*INFORMATION PROVIDED*.

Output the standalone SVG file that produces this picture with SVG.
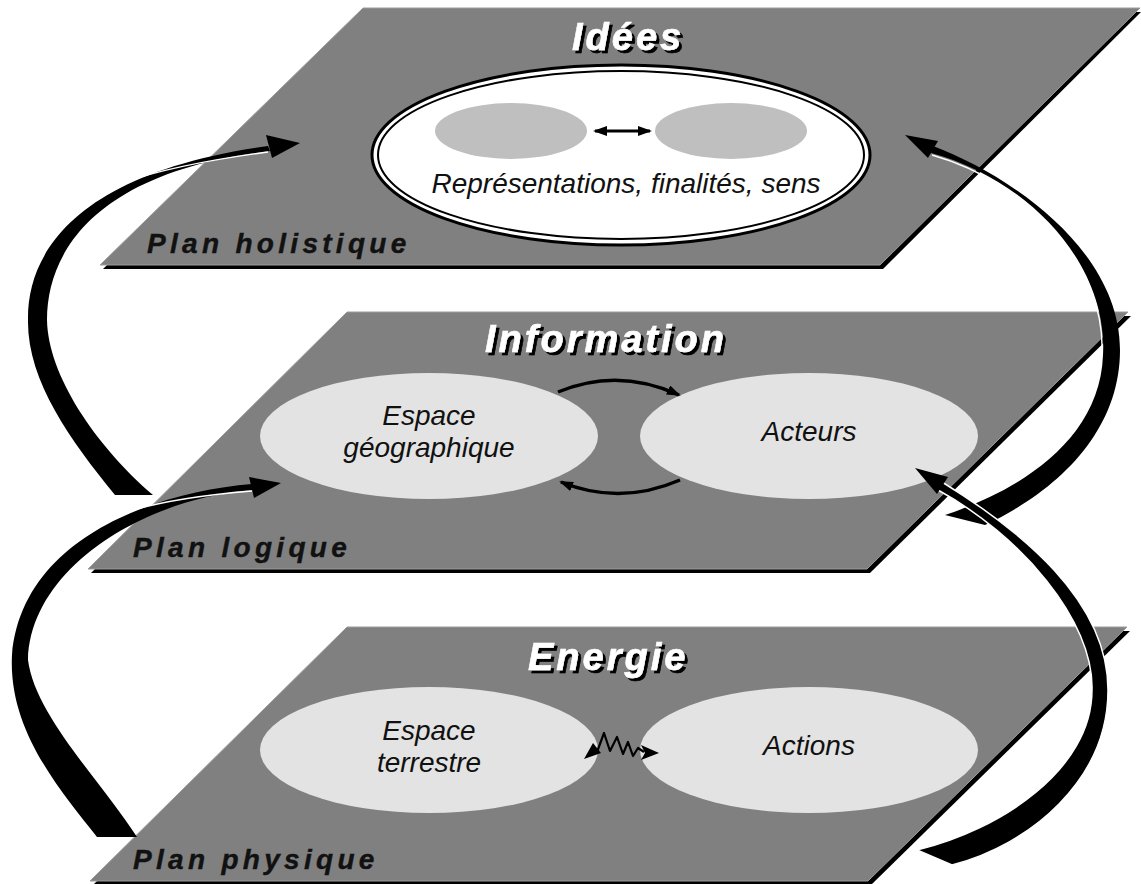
<svg xmlns="http://www.w3.org/2000/svg" width="1141" height="884" viewBox="0 0 1141 884">
<style>
.plane{fill:#808080;stroke:#9c9c9c;stroke-width:1}
.shadow{fill:#000}
.ell{fill:#e3e3e3}
.gell{fill:#bfbfbf}
.lbl{font-family:"Liberation Sans",Arial,sans-serif;font-style:italic;font-size:28px;fill:#111;text-anchor:middle}
.title{font-family:"Liberation Sans",Arial,sans-serif;font-style:italic;font-weight:bold;font-size:38px;letter-spacing:3px;fill:#fff;stroke:#fff;stroke-width:0.6;filter:url(#ds)}
.plan{font-family:"Liberation Sans",Arial,sans-serif;font-style:italic;font-weight:bold;font-size:28px;letter-spacing:4.3px;fill:#111;stroke:#111;stroke-width:0.4}
.big{fill:#000}
.hl{fill:none;stroke:#fff;stroke-width:1.4}
.thin{fill:none;stroke:#000;stroke-width:3.5}
</style>
<defs>
<marker id="ah" viewBox="0 0 14 10" refX="12" refY="5" markerWidth="14" markerHeight="10" markerUnits="userSpaceOnUse" orient="auto-start-reverse">
<path d="M0,0 L14,5 L0,10 Z" fill="#000"/>
</marker>
<filter id="ds" x="-10%" y="-20%" width="130%" height="150%">
<feDropShadow dx="3" dy="3" stdDeviation="0.6" flood-color="#000" flood-opacity="1"/>
</filter>
</defs>

<g id="plan-holistique">
<polygon class="shadow" points="103,269 366,12 1141,12 883,269"/>
<polygon class="plane" points="100,265 363,8 1140,8 880,265"/>
<ellipse cx="621" cy="155" rx="249" ry="90" fill="#fff" stroke="#000" stroke-width="3"/>
<ellipse cx="621" cy="155" rx="243" ry="84" fill="#fff" stroke="#000" stroke-width="2"/>
<ellipse class="gell" cx="511" cy="131" rx="76" ry="28"/>
<ellipse class="gell" cx="731" cy="131" rx="76" ry="28"/>
<text class="lbl" x="626" y="193">Représentations, finalités, sens</text>
<text class="title" x="572" y="50">Idées</text>
<text class="plan" x="147" y="253">Plan holistique</text>
</g>

<g id="plan-logique">
<polygon class="shadow" points="91,573 350,316 1131,316 870,573"/>
<polygon class="plane" points="88,569 347,312 1128,312 867,569"/>
<ellipse class="ell" cx="429" cy="436" rx="169" ry="63"/>
<ellipse class="ell" cx="809" cy="436" rx="169" ry="63"/>
<text class="lbl" x="429" y="425">Espace</text>
<text class="lbl" x="429" y="457">géographique</text>
<text class="lbl" x="809" y="441">Acteurs</text>
<text class="title" x="485" y="352">Information</text>
<text class="plan" x="133" y="557">Plan logique</text>
</g>

<g id="plan-physique">
<polygon class="shadow" points="93,885 350,631 1130,631 871,885"/>
<polygon class="plane" points="90,881 347,627 1127,627 868,881"/>
<ellipse class="ell" cx="429" cy="750" rx="169" ry="63"/>
<ellipse class="ell" cx="809" cy="750" rx="169" ry="63"/>
<text class="lbl" x="429" y="740">Espace</text>
<text class="lbl" x="429" y="772">terrestre</text>
<text class="lbl" x="809" y="755">Actions</text>
<text class="title" x="528" y="670">Energie</text>
<text class="plan" x="133" y="869">Plan physique</text>
</g>

<g id="connectors">
<line x1="595" y1="131" x2="650" y2="131" stroke="#000" stroke-width="3" marker-start="url(#ah)" marker-end="url(#ah)"/>
<path class="thin" d="M558,392 Q618,367 679,395" marker-end="url(#ah)"/>
<path class="thin" d="M680,480 Q620,506 561,482" marker-end="url(#ah)"/>
<path d="M597,752 L604,733 L610,751 L617,737 L623,754 L628,742 L633,756 L638,748 L644,752" fill="none" stroke="#000" stroke-width="2.2" stroke-linejoin="round"/>
<polygon points="584,759 593,743 601,753" fill="#000"/>
<polygon points="659,753 641,745 645,753 641,760" fill="#000"/>

<!-- A: left top swirl -->
<path class="big" d="M115,495 C70,440 27,380 28,320 C27,250 80,172 268,146 L270,151 C95,172 47,252 47,320 C48,375 95,445 153,495 Z"/>
<path class="hl" d="M268,152 C200,161 160,170 125,182"/>
<polygon points="300,143 266,135 272,158" fill="#000"/>

<!-- B: right top swirl -->
<path class="big" d="M933,146 C1010,175 1120,250 1120,350 C1120,430 1060,490 985,525 L945,515 C1020,490 1100,440 1103,355 C1108,265 1030,180 931,153 Z"/>
<path class="hl" d="M932,155 C1030,183 1106,265 1102,355"/>
<polygon points="905,135 938,141 928,158" fill="#000"/>

<!-- C: left bottom swirl -->
<path class="big" d="M252,484 C155,492 22,538 12,655 C8,730 60,790 97,837 L137,837 C100,780 35,715 28,660 C30,568 145,498 253,490 Z"/>
<path class="hl" d="M252,491 C190,496 150,504 120,514"/>
<polygon points="281,483 249,477 254,498" fill="#000"/>

<!-- D: right bottom swirl -->
<path d="M942,482 C1020,530 1108,600 1108,690 C1108,780 1030,845 952,865 L917,850 C1000,830 1092,770 1092,690 C1094,620 1020,535 938,490 Z" fill="#000" stroke="#fff" stroke-width="1.5"/>
<polygon points="915,468 948,477 937,494" fill="#000"/>
</g>
</svg>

*TASK REQUIREMENTS*. Output all of the data exactly as it stands, minus any images.

*RESPONSE TO THE TASK*.
Output the standalone SVG file that produces this picture with SVG.
<svg xmlns="http://www.w3.org/2000/svg" width="1141" height="884" viewBox="0 0 1141 884">
<style>
.plane{fill:#808080;stroke:#9c9c9c;stroke-width:1}
.shadow{fill:#000}
.ell{fill:#e3e3e3}
.gell{fill:#bfbfbf}
.lbl{font-family:"Liberation Sans",Arial,sans-serif;font-style:italic;font-size:28px;fill:#111;text-anchor:middle}
.title{font-family:"Liberation Sans",Arial,sans-serif;font-style:italic;font-weight:bold;font-size:38px;letter-spacing:3px;fill:#fff;stroke:#fff;stroke-width:0.6;filter:url(#ds)}
.plan{font-family:"Liberation Sans",Arial,sans-serif;font-style:italic;font-weight:bold;font-size:28px;letter-spacing:4.3px;fill:#111;stroke:#111;stroke-width:0.4}
.big{fill:#000}
.hl{fill:none;stroke:#fff;stroke-width:1.4}
.thin{fill:none;stroke:#000;stroke-width:3.5}
</style>
<defs>
<marker id="ah" viewBox="0 0 14 10" refX="12" refY="5" markerWidth="14" markerHeight="10" markerUnits="userSpaceOnUse" orient="auto-start-reverse">
<path d="M0,0 L14,5 L0,10 Z" fill="#000"/>
</marker>
<filter id="ds" x="-10%" y="-20%" width="130%" height="150%">
<feDropShadow dx="3" dy="3" stdDeviation="0.6" flood-color="#000" flood-opacity="1"/>
</filter>
</defs>

<g id="plan-holistique">
<polygon class="shadow" points="103,269 366,12 1141,12 883,269"/>
<polygon class="plane" points="100,265 363,8 1140,8 880,265"/>
<ellipse cx="621" cy="155" rx="249" ry="90" fill="#fff" stroke="#000" stroke-width="3"/>
<ellipse cx="621" cy="155" rx="243" ry="84" fill="#fff" stroke="#000" stroke-width="2"/>
<ellipse class="gell" cx="511" cy="131" rx="76" ry="28"/>
<ellipse class="gell" cx="731" cy="131" rx="76" ry="28"/>
<text class="lbl" x="626" y="193">Représentations, finalités, sens</text>
<text class="title" x="572" y="50">Idées</text>
<text class="plan" x="147" y="253">Plan holistique</text>
</g>

<g id="plan-logique">
<polygon class="shadow" points="91,573 350,316 1131,316 870,573"/>
<polygon class="plane" points="88,569 347,312 1128,312 867,569"/>
<ellipse class="ell" cx="429" cy="436" rx="169" ry="63"/>
<ellipse class="ell" cx="809" cy="436" rx="169" ry="63"/>
<text class="lbl" x="429" y="425">Espace</text>
<text class="lbl" x="429" y="457">géographique</text>
<text class="lbl" x="809" y="441">Acteurs</text>
<text class="title" x="485" y="352">Information</text>
<text class="plan" x="133" y="557">Plan logique</text>
</g>

<g id="plan-physique">
<polygon class="shadow" points="93,885 350,631 1130,631 871,885"/>
<polygon class="plane" points="90,881 347,627 1127,627 868,881"/>
<ellipse class="ell" cx="429" cy="750" rx="169" ry="63"/>
<ellipse class="ell" cx="809" cy="750" rx="169" ry="63"/>
<text class="lbl" x="429" y="740">Espace</text>
<text class="lbl" x="429" y="772">terrestre</text>
<text class="lbl" x="809" y="755">Actions</text>
<text class="title" x="528" y="670">Energie</text>
<text class="plan" x="133" y="869">Plan physique</text>
</g>

<g id="connectors">
<line x1="595" y1="131" x2="650" y2="131" stroke="#000" stroke-width="3" marker-start="url(#ah)" marker-end="url(#ah)"/>
<path class="thin" d="M558,392 Q618,367 679,395" marker-end="url(#ah)"/>
<path class="thin" d="M680,480 Q620,506 561,482" marker-end="url(#ah)"/>
<path d="M597,752 L604,733 L610,751 L617,737 L623,754 L628,742 L633,756 L638,748 L644,752" fill="none" stroke="#000" stroke-width="2.2" stroke-linejoin="round"/>
<polygon points="584,759 593,743 601,753" fill="#000"/>
<polygon points="659,753 641,745 645,753 641,760" fill="#000"/>

<!-- A: left top swirl -->
<path class="big" d="M115,495 C70,440 27,380 28,320 C27,250 80,172 268,146 L270,151 C95,172 47,252 47,320 C48,375 95,445 153,495 Z"/>
<path class="hl" d="M268,152 C200,161 160,170 125,182"/>
<polygon points="300,143 266,135 272,158" fill="#000"/>

<!-- B: right top swirl -->
<path class="big" d="M933,146 C1010,175 1120,250 1120,350 C1120,430 1060,490 985,525 L945,515 C1020,490 1100,440 1103,355 C1108,265 1030,180 931,153 Z"/>
<path class="hl" d="M932,155 C1030,183 1106,265 1102,355"/>
<polygon points="905,135 938,141 928,158" fill="#000"/>

<!-- C: left bottom swirl -->
<path class="big" d="M252,484 C155,492 22,538 12,655 C8,730 60,790 97,837 L137,837 C100,780 35,715 28,660 C30,568 145,498 253,490 Z"/>
<path class="hl" d="M252,491 C190,496 150,504 120,514"/>
<polygon points="281,483 249,477 254,498" fill="#000"/>

<!-- D: right bottom swirl -->
<path d="M942,482 C1020,530 1108,600 1108,690 C1108,780 1030,845 952,865 L917,850 C1000,830 1092,770 1092,690 C1094,620 1020,535 938,490 Z" fill="#000" stroke="#fff" stroke-width="1.5"/>
<polygon points="915,468 948,477 937,494" fill="#000"/>
</g>
</svg>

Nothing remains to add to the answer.